Interesting to see that the rich still get richer while everyone else gets...dessert?
I'm sure we'll see cake eaten soon.

Yeah I was wondering when I wrote de Bomische's section on whether it wouldn't be anachronistic to have him be so (comparatively) pro-peasant. But Henri's intentions were more about breaking up the power of the old nobility (with power based on serfdom and privileges) and creating a new one (with power based in money and loyalty to the new government) moreso than any love of the peasants (as seen by his concurrent policy of helping some aristocrats monopolize an increasing amount of land).

And yeah, Henri II's policies set the stage for the kind of France that's going to go into the Revolution.

This is getting interesting, civil war is always fun and a rare element in AARs :)

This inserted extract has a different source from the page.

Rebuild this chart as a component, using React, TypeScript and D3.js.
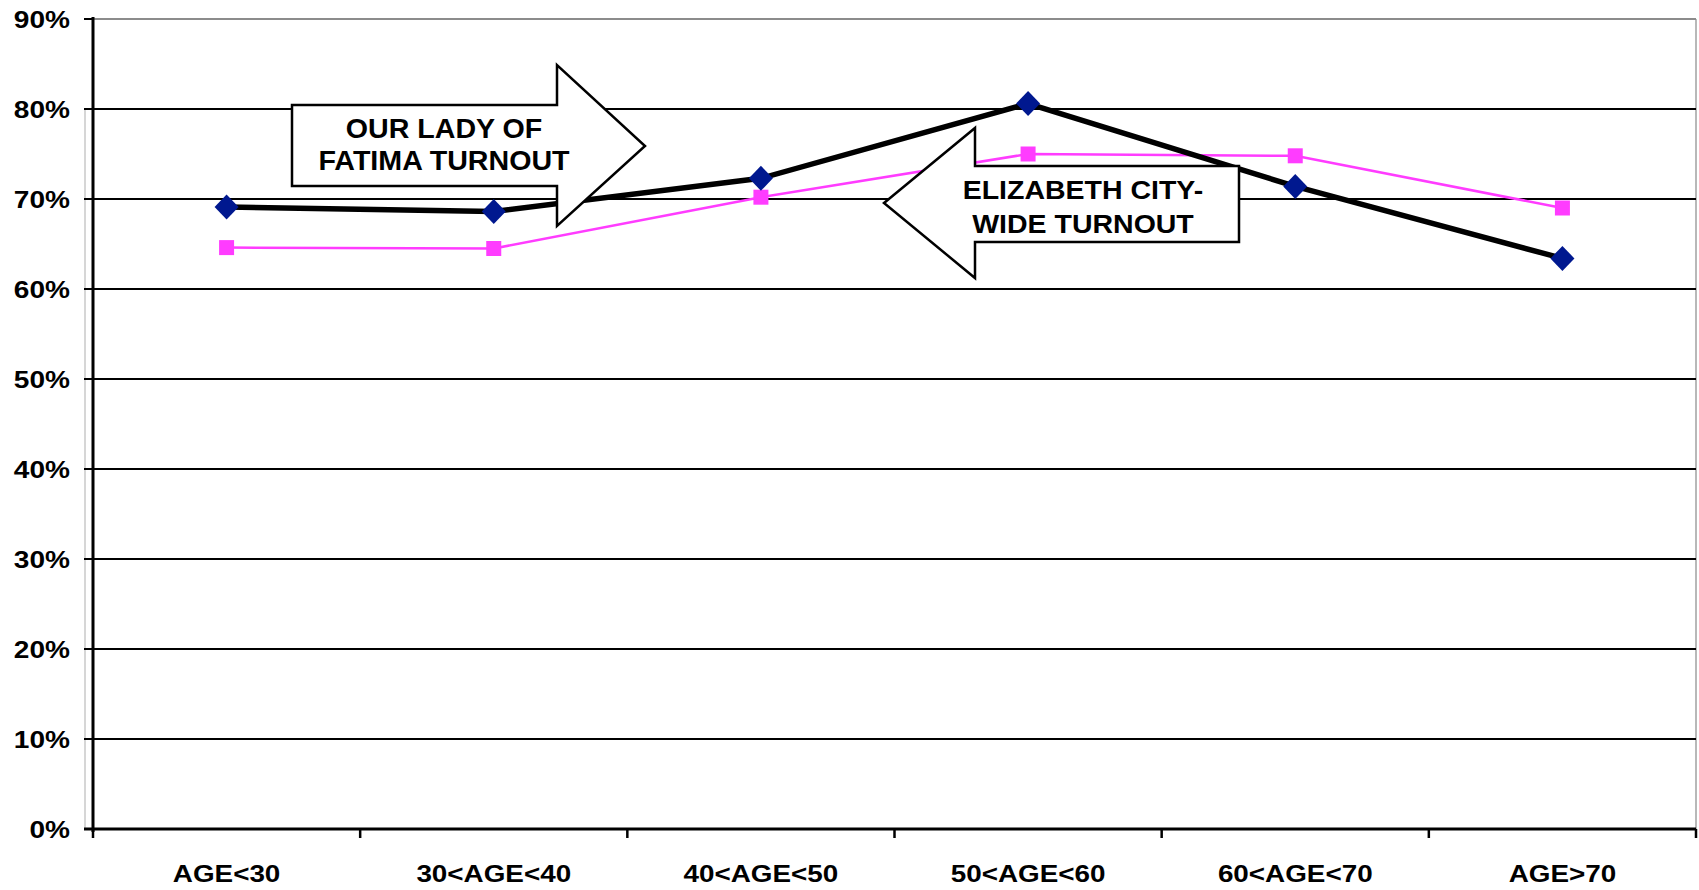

It's just going to get worse!

Such a great AAR! Subscribed!

Thank you!
 
Yeah I was wondering when I wrote de Bomische's section on whether it wouldn't be anachronistic to have him be so (comparatively) pro-peasant. But Henri's intentions were more about breaking up the power of the old nobility (with power based on serfdom and privileges) and creating a new one (with power based in money and loyalty to the new government) moreso than any love of the peasants (as seen by his concurrent policy of helping some aristocrats monopolize an increasing amount of land).
And yeah, Henri II's policies set the stage for the kind of France that's going to go into the Revolution.
It's just going to get worse!
The major problem with the new power structure as I see it is that money is going to be a poor substitute for any form of noblesse oblige, especially as the next generation which has known nothing but wealth and
privilege take power. Unless the Frondes get so many of the new nobles strung up...Of course, Henri's successors may also find that this concentration of wealth does little to promote a France that will be able to withstand a large
degree of turmoil as industrialization takes hold. If indeed this France does industrialize.
 
The major problem with the new power structure as I see it is that money is going to be a poor substitute for any form of noblesse oblige, especially as the next generation which has known nothing but wealth and
privilege take power. Unless the Frondes get so many of the new nobles strung up...Of course, Henri's successors may also find that this concentration of wealth does little to promote a France that will be able to withstand a large
degree of turmoil as industrialization takes hold. If indeed this France does industrialize.

Yeah, France is going to lose a lot of the stability that OTL Ancien Regime had and who knows what effects the creation of a new class which exists above and dominates the corporate system will have

(I do)
 
As always loving this AAR and can't wait to see more!